Normalize array subscripts for 1-dimensional array so they start with 1

PostgreSQL can work with array subscripts starting anywhere.
Consider this example that creates an array with 3 elements with subscripts from 5 to 7:

SELECT ('[5:7]={1,2,3}'::int[]);

Returns:

[5:7]={1,2,3}

Meaning, for instance, that you get the first element with

SELECT ('[5:7]={1,2,3}'::int[])[5];

I want to normalize any given 1-dimensional array to start with array subscript 1.
The best I could come up with:

SELECT ('[5:7]={1,2,3}'::int[])[array_lower('[5:7]={1,2,3}'::int[], 1):array_upper('[5:7]={1,2,3}'::int[], 1)]

Or, the same, easier the read:

WITH x(a) AS (
    SELECT '[5:7]={1,2,3}'::int[]
    )
SELECT a[array_lower(a, 1):array_upper(a, 1)]
FROM   x

Do you know a simpler / faster or at least more elegant way?


Benchmark

For the purpose of testing performance I whipped up this quick benchmark.
Table with 100k rows, simple integer array of random length between 1 an 11:

CREATE TEMP TABLE t (a int[]);
INSERT INTO t -- now with actually varying subscripts
SELECT ('[' || g%10 || ':' || 2*(g%10) || ']={1'
            || repeat(','||g::text, g%10) || '}')::int[]
FROM   generate_series(1,100000) g;

EXPLAIN ANALYZE
SELECT 
       substring(a::text, '{.*$')::int[]       -- Total runtime: 949.304 ms
--     a[-2147483648:2147483647]               -- Total runtime: 283.877 ms
--     a[array_lower(a, 1):array_upper(a, 1)]  -- Total runtime: 311.545 ms
FROM   t

So, yes, @Daniel's idea is slightly faster.
@Kevin's text conversion works, too, but doesn't earn many points.

Any other ideas?


Solution 1:

There is a simpler method that is ugly, but I believe technically correct: extract the largest possible slice out of the array, as opposed to the exact slice with computed bounds.

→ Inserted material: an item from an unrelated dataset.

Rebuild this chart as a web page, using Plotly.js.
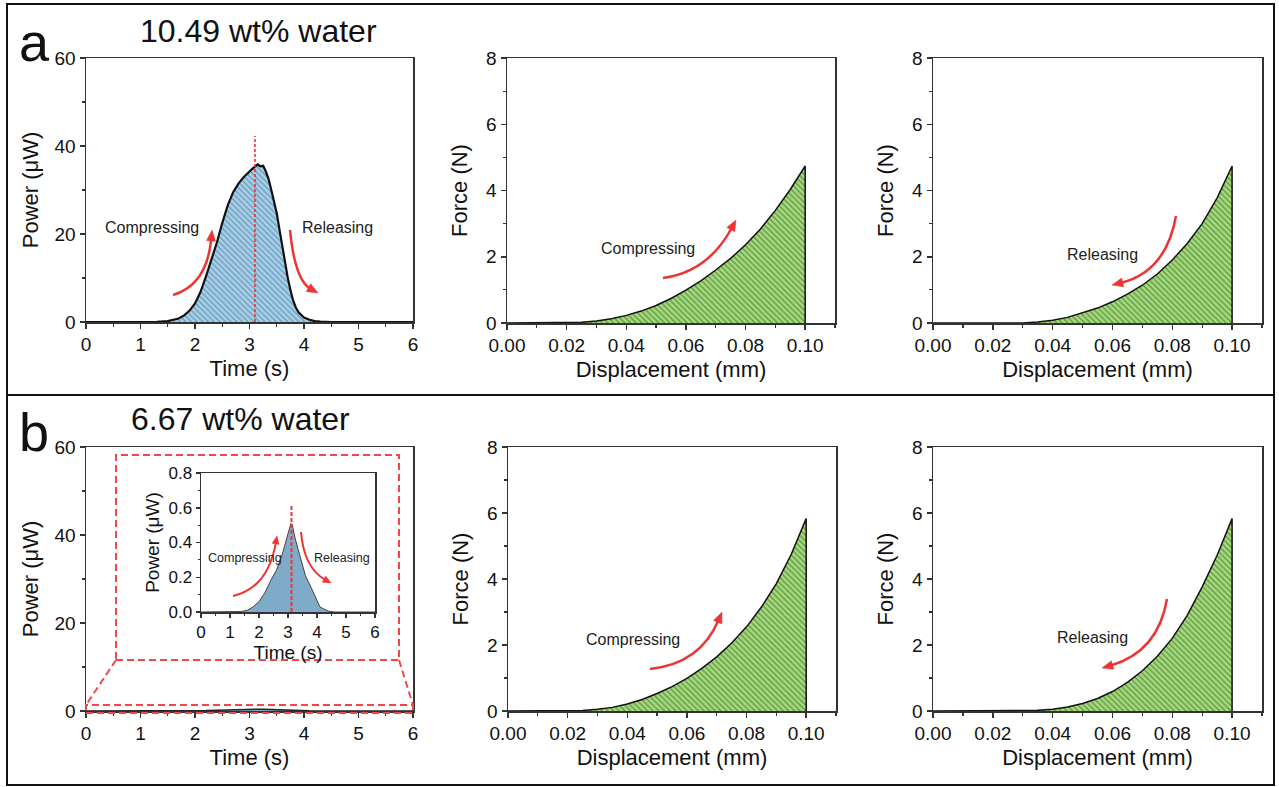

It avoids the two function calls.

Example:

select ('[5:7]={1,2,3}'::int[])[-2147483648:2147483647];

results in:

  int4   
---------
 {1,2,3}

Solution 2:

Eventually, something more elegant popped up with Postgres 9.6. The manual:

It is possible to omit the lower-bound and/or upper-bound of a slice specifier; the missing bound is replaced by the lower or upper limit of the array's subscripts. For example:

So it's simple now:

SELECT my_arr[:];

With my example array literal you need enclosing parentheses to make the syntax unambiguous::

SELECT ('[5:7]={1,2,3}'::int[])[:];

About the same performance as Daniel's solution with hard-coded max array subscripts - which is still the way to go with Postgres 9.5 or earlier.

Solution 3:

Not sure if this is already covered, but:

SELECT array_agg(v) FROM unnest('[5:7]={1,2,3}'::int[]) AS a(v);

To test performance I had to add id column on the test table. Slow.